- Aim of the task
Write the records out again exactly, leaving no images in.
= = = = = = =
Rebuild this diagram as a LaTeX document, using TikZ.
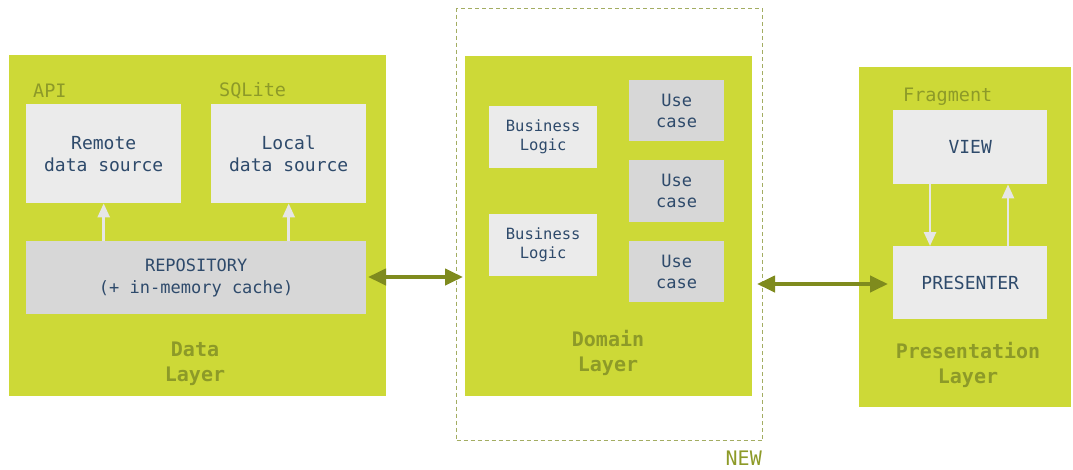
\documentclass[tikz,border=0pt]{standalone}
\usepackage{fontspec}
\setmonofont{DejaVu Sans Mono}
\usetikzlibrary{arrows.meta}
\definecolor{lime}{HTML}{CDD937}
\definecolor{olive}{HTML}{8D9A28}
\definecolor{arrowolive}{HTML}{7F8B1E}
\definecolor{frameolive}{HTML}{A3AD62}
\definecolor{boxlight}{HTML}{EBEBEB}
\definecolor{boxmid}{HTML}{D7D7D7}
\definecolor{ink}{HTML}{2E4A6B}
\definecolor{pale}{HTML}{E6E6E6}
\tikzset{
  layer/.style={fill=lime, draw=none},
  inner/.style={draw=none, align=center, text=ink, font=\ttfamily\fontsize{18}{22}\selectfont},
  light/.style={inner, fill=boxlight},
  mid/.style={inner, fill=boxmid},
  tag/.style={text=olive, font=\ttfamily\fontsize{18.5}{22}\selectfont, anchor=west, inner sep=0pt},
  layername/.style={text=olive, align=center, font=\ttfamily\bfseries\fontsize{20}{25}\selectfont},
  link/.style={draw=arrowolive, line width=4pt, {Triangle[length=18pt,width=16pt]}-{Triangle[length=18pt,width=16pt]}},
  flow/.style={draw=pale, line width=2.5pt, -{Triangle[length=14pt,width=12pt]}},
}
\begin{document}
\begin{tikzpicture}[x=1pt,y=-1pt]
\useasboundingbox (0,0) rectangle (1073,469);

% Data layer
\node[layer, minimum width=377pt, minimum height=341pt, anchor=north west] (data) at (9,55) {};
\node[tag] (api) at (33,91) {API};
\node[tag] (sqlite) at (219,91) {SQLite};
\node[light, minimum width=155pt, minimum height=99pt, anchor=north west] (remote) at (26,104) {Remote\\data source};
\node[light, minimum width=155pt, minimum height=99pt, anchor=north west] (local) at (211,104) {Local\\data source};
\node[mid, minimum width=340pt, minimum height=73pt, anchor=north west, font=\ttfamily\fontsize{17}{22}\selectfont] (repo) at (26,241) {REPOSITORY\\(+ in-memory cache)};
\node[layername] (datalabel) at (195,364) {Data\\Layer};
\draw[flow] (repo.north -| remote.south) -- (remote.south);
\draw[flow] (repo.north -| local.south) -- (local.south);

% Domain layer
\node[draw=frameolive, dashed, dash pattern=on 4pt off 3pt, line width=1pt, minimum width=306pt, minimum height=432pt, anchor=north west] (newframe) at (456,8) {};
\node[text=olive, font=\ttfamily\fontsize{20}{24}\selectfont, anchor=east, inner sep=0pt] (newtag) at (762,458) {NEW};
\node[layer, minimum width=287pt, minimum height=340pt, anchor=north west] (domain) at (465,56) {};
\node[light, minimum width=108pt, minimum height=62pt, anchor=north west, font=\ttfamily\fontsize{15.5}{19}\selectfont] (bl1) at (489,106) {Business\\Logic};
\node[light, minimum width=108pt, minimum height=62pt, anchor=north west, font=\ttfamily\fontsize{15.5}{19}\selectfont] (bl2) at (489,214) {Business\\Logic};
\node[mid, minimum width=95pt, minimum height=61pt, anchor=north west, font=\ttfamily\fontsize{17}{21}\selectfont] (uc1) at (629,80) {Use\\case};
\node[mid, minimum width=95pt, minimum height=62pt, anchor=north west, font=\ttfamily\fontsize{17}{21}\selectfont] (uc2) at (629,160) {Use\\case};
\node[mid, minimum width=95pt, minimum height=61pt, anchor=north west, font=\ttfamily\fontsize{17}{21}\selectfont] (uc3) at (629,241) {Use\\case};
\node[layername] (domainlabel) at (608,353) {Domain\\Layer};

% Presentation layer
\node[layer, minimum width=212pt, minimum height=340pt, anchor=north west] (pres) at (859,67) {};
\node[tag] (fragment) at (903,97) {Fragment};
\node[light, minimum width=154pt, minimum height=74pt, anchor=north west] (view) at (893,110) {VIEW};
\node[light, minimum width=154pt, minimum height=73pt, anchor=north west] (presenter) at (893,246) {PRESENTER};
\node[layername] (preslabel) at (968,365) {Presentation\\Layer};
\coordinate (vd) at (930,0);
\coordinate (vu) at (1008,0);
\draw[flow] (view.south -| vd) -- (presenter.north -| vd);
\draw[flow] (presenter.north -| vu) -- (view.south -| vu);

% Connections between layers
\coordinate (l1) at (368,277);
\coordinate (r1) at (463,277);
\coordinate (l2) at (757,284);
\coordinate (r2) at (888,284);
\draw[link] (l1) -- (r1);
\draw[link] (l2) -- (r2);
\end{tikzpicture}
\end{document}
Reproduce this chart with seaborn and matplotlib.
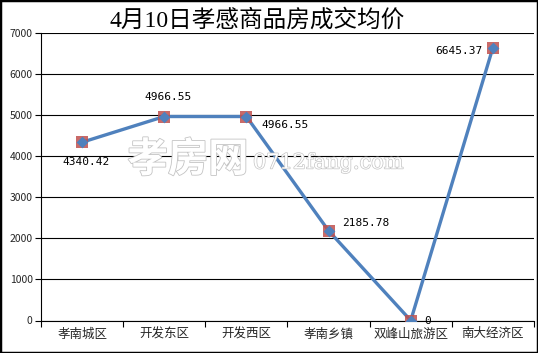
= = = = = = =
- Output of the task
Rebuild this diagram as a LaTeX document, using TikZ.
\documentclass[tikz,border=0pt]{standalone}
\usepackage{fontspec}
\setmonofont{DejaVu Sans Mono}
\usetikzlibrary{arrows.meta}
\definecolor{lime}{HTML}{CDD937}
\definecolor{olive}{HTML}{8D9A28}
\definecolor{arrowolive}{HTML}{7F8B1E}
\definecolor{frameolive}{HTML}{A3AD62}
\definecolor{boxlight}{HTML}{EBEBEB}
\definecolor{boxmid}{HTML}{D7D7D7}
\definecolor{ink}{HTML}{2E4A6B}
\definecolor{pale}{HTML}{E6E6E6}
\tikzset{
  layer/.style={fill=lime, draw=none},
  inner/.style={draw=none, align=center, text=ink, font=\ttfamily\fontsize{18}{22}\selectfont},
  light/.style={inner, fill=boxlight},
  mid/.style={inner, fill=boxmid},
  tag/.style={text=olive, font=\ttfamily\fontsize{18.5}{22}\selectfont, anchor=west, inner sep=0pt},
  layername/.style={text=olive, align=center, font=\ttfamily\bfseries\fontsize{20}{25}\selectfont},
  link/.style={draw=arrowolive, line width=4pt, {Triangle[length=18pt,width=16pt]}-{Triangle[length=18pt,width=16pt]}},
  flow/.style={draw=pale, line width=2.5pt, -{Triangle[length=14pt,width=12pt]}},
}
\begin{document}
\begin{tikzpicture}[x=1pt,y=-1pt]
\useasboundingbox (0,0) rectangle (1073,469);

% Data layer
\node[layer, minimum width=377pt, minimum height=341pt, anchor=north west] (data) at (9,55) {};
\node[tag] (api) at (33,91) {API};
\node[tag] (sqlite) at (219,91) {SQLite};
\node[light, minimum width=155pt, minimum height=99pt, anchor=north west] (remote) at (26,104) {Remote\\data source};
\node[light, minimum width=155pt, minimum height=99pt, anchor=north west] (local) at (211,104) {Local\\data source};
\node[mid, minimum width=340pt, minimum height=73pt, anchor=north west, font=\ttfamily\fontsize{17}{22}\selectfont] (repo) at (26,241) {REPOSITORY\\(+ in-memory cache)};
\node[layername] (datalabel) at (195,364) {Data\\Layer};
\draw[flow] (repo.north -| remote.south) -- (remote.south);
\draw[flow] (repo.north -| local.south) -- (local.south);

% Domain layer
\node[draw=frameolive, dashed, dash pattern=on 4pt off 3pt, line width=1pt, minimum width=306pt, minimum height=432pt, anchor=north west] (newframe) at (456,8) {};
\node[text=olive, font=\ttfamily\fontsize{20}{24}\selectfont, anchor=east, inner sep=0pt] (newtag) at (762,458) {NEW};
\node[layer, minimum width=287pt, minimum height=340pt, anchor=north west] (domain) at (465,56) {};
\node[light, minimum width=108pt, minimum height=62pt, anchor=north west, font=\ttfamily\fontsize{15.5}{19}\selectfont] (bl1) at (489,106) {Business\\Logic};
\node[light, minimum width=108pt, minimum height=62pt, anchor=north west, font=\ttfamily\fontsize{15.5}{19}\selectfont] (bl2) at (489,214) {Business\\Logic};
\node[mid, minimum width=95pt, minimum height=61pt, anchor=north west, font=\ttfamily\fontsize{17}{21}\selectfont] (uc1) at (629,80) {Use\\case};
\node[mid, minimum width=95pt, minimum height=62pt, anchor=north west, font=\ttfamily\fontsize{17}{21}\selectfont] (uc2) at (629,160) {Use\\case};
\node[mid, minimum width=95pt, minimum height=61pt, anchor=north west, font=\ttfamily\fontsize{17}{21}\selectfont] (uc3) at (629,241) {Use\\case};
\node[layername] (domainlabel) at (608,353) {Domain\\Layer};

% Presentation layer
\node[layer, minimum width=212pt, minimum height=340pt, anchor=north west] (pres) at (859,67) {};
\node[tag] (fragment) at (903,97) {Fragment};
\node[light, minimum width=154pt, minimum height=74pt, anchor=north west] (view) at (893,110) {VIEW};
\node[light, minimum width=154pt, minimum height=73pt, anchor=north west] (presenter) at (893,246) {PRESENTER};
\node[layername] (preslabel) at (968,365) {Presentation\\Layer};
\coordinate (vd) at (930,0);
\coordinate (vu) at (1008,0);
\draw[flow] (view.south -| vd) -- (presenter.north -| vd);
\draw[flow] (presenter.north -| vu) -- (view.south -| vu);

% Connections between layers
\coordinate (l1) at (368,277);
\coordinate (r1) at (463,277);
\coordinate (l2) at (757,284);
\coordinate (r2) at (888,284);
\draw[link] (l1) -- (r1);
\draw[link] (l2) -- (r2);
\end{tikzpicture}
\end{document}
Reproduce this chart with seaborn and matplotlib.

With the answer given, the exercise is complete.